Qui peut sincèrement imaginer sa femme, sa fille, sa sœur avoir des dizaines de rapports sexuels par jour, très souvent accompagnés de violences, de coups, d’humiliations, et soutenir que la prostitution est un acte banal faisant partie de la liberté sexuelle ? Et quand bien même ce serait un choix pour un nombre infime de personnes, en quoi cela devrait-il nous empêcher de légiférer comme nous nous apprêtons à le faire ?

Prenons l’exemple du don d’organes : certaines personnes, poussées par des difficultés financières ou sociales, pourraient sans nul doute être conduites à accepter de vendre un de leurs organes – et c’est parfois la triste réalité dans certains pays –, mais, en France, la loi ne le permet pas et c’est heureux ! L’interdiction est donc totalement déconnectée du consentement présumé des personnes, c’est une mesure de protection des plus vulnérables.

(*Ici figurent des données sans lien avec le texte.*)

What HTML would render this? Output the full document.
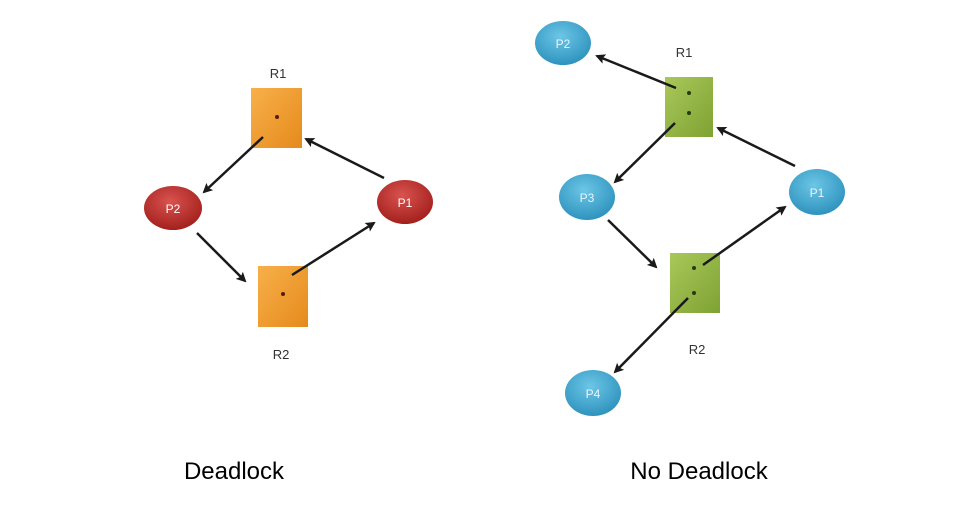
<!DOCTYPE html>
<html><head><meta charset="utf-8"><style>
html,body{margin:0;padding:0;background:#fff;width:976px;height:512px;overflow:hidden}
</style></head><body>
<svg width="976" height="512" viewBox="0 0 976 512" xmlns="http://www.w3.org/2000/svg" font-family="Liberation Sans, sans-serif">
<defs>
<marker id="ah" markerWidth="10" markerHeight="10" refX="8" refY="5" orient="auto" markerUnits="userSpaceOnUse">
<path d="M0,0 L10,5 L0,10 L2,5 z" fill="#1a1a1a"/></marker>
<radialGradient id="red" cx="45%" cy="35%" r="65%"><stop offset="0" stop-color="#d9534f"/><stop offset="1" stop-color="#a3201c"/></radialGradient>
<radialGradient id="blue" cx="45%" cy="35%" r="65%"><stop offset="0" stop-color="#6cc6e6"/><stop offset="1" stop-color="#2f93be"/></radialGradient>
<linearGradient id="org" x1="0" y1="0" x2="1" y2="1"><stop offset="0" stop-color="#f8b04a"/><stop offset="1" stop-color="#e58a1c"/></linearGradient>
<linearGradient id="grn" x1="0" y1="0" x2="1" y2="1"><stop offset="0" stop-color="#a9c85a"/><stop offset="1" stop-color="#7ea233"/></linearGradient>
</defs>
<g font-size="13" fill="#333" text-anchor="middle">
<text x="278" y="78">R1</text><text x="281" y="359">R2</text>
<text x="684" y="57">R1</text><text x="697" y="354">R2</text>
</g>
<!-- left -->
<rect x="251" y="88" width="51" height="60" fill="url(#org)"/>
<rect x="258" y="266" width="50" height="61" fill="url(#org)"/>
<circle cx="277" cy="117" r="2" fill="#5a1a0a"/><circle cx="283" cy="294" r="2" fill="#5a1a0a"/>
<ellipse cx="173" cy="208" rx="29" ry="22" fill="url(#red)"/>
<ellipse cx="405" cy="202" rx="28" ry="22" fill="url(#red)"/>
<g fill="#fff" font-size="12" text-anchor="middle"><text x="173" y="213">P2</text><text x="405" y="207">P1</text></g>
<g stroke="#1a1a1a" stroke-width="2.5" marker-end="url(#ah)">
<line x1="263" y1="137" x2="204" y2="192"/>
<line x1="384" y1="178" x2="306" y2="139"/>
<line x1="197" y1="233" x2="245" y2="281"/>
<line x1="292" y1="275" x2="374" y2="223"/>
</g>
<!-- right -->
<rect x="665" y="77" width="48" height="60" fill="url(#grn)"/>
<rect x="670" y="253" width="50" height="60" fill="url(#grn)"/>
<g fill="#2a3a10"><circle cx="689" cy="93" r="2"/><circle cx="689" cy="113" r="2"/><circle cx="694" cy="268" r="2"/><circle cx="694" cy="293" r="2"/></g>
<g fill="url(#blue)">
<ellipse cx="563" cy="43" rx="28" ry="22"/><ellipse cx="587" cy="197" rx="28" ry="23"/>
<ellipse cx="817" cy="192" rx="28" ry="23"/><ellipse cx="593" cy="393" rx="28" ry="23"/></g>
<g fill="#e8f6fc" font-size="12" text-anchor="middle"><text x="563" y="48">P2</text><text x="587" y="202">P3</text><text x="817" y="197">P1</text><text x="593" y="398">P4</text></g>
<g stroke="#1a1a1a" stroke-width="2.5" marker-end="url(#ah)">
<line x1="676" y1="88" x2="597" y2="56"/>
<line x1="675" y1="123" x2="615" y2="182"/>
<line x1="795" y1="166" x2="718" y2="128"/>
<line x1="608" y1="220" x2="656" y2="267"/>
<line x1="703" y1="265" x2="785" y2="207"/>
<line x1="688" y1="298" x2="615" y2="372"/>
</g>
<g font-size="24" fill="#000" text-anchor="middle">
<text x="234" y="479">Deadlock</text><text x="699" y="479">No Deadlock</text></g>
</svg>
</body></html>
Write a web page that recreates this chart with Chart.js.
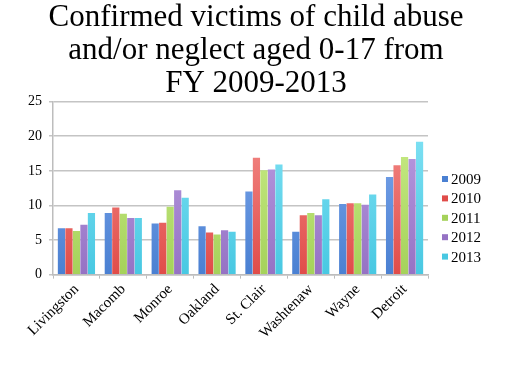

L’argument consistant à affirmer que pénaliser l’acte sexuel tarifé aurait pour conséquence de renvoyer les personnes prostituées à la clandestinité, les mettant davantage en danger, ne me semble pas solide. En effet, comme le souligne le Mouvement du Nid, « pour la première fois, le rapport de force sera partiellement en faveur de la personne prostituée, […] qui n’aura rien à prouver, car le simple fait de la solliciter sera illégal ». Ainsi, l’article 1er ter, fruit d’un gros travail que je tiens à saluer, met en place un régime de protection intéressant et équilibré – j’y reviendrai lors d’une intervention sur l’article.

La loi que nous allons voter doit véritablement mettre fin à l’impunité des clients, notamment parce que leurs comportements individuels nourrissent un système plus vaste et dangereux. S’attaquer à la demande, c’est aussi s’attaquer aux profits des proxénètes.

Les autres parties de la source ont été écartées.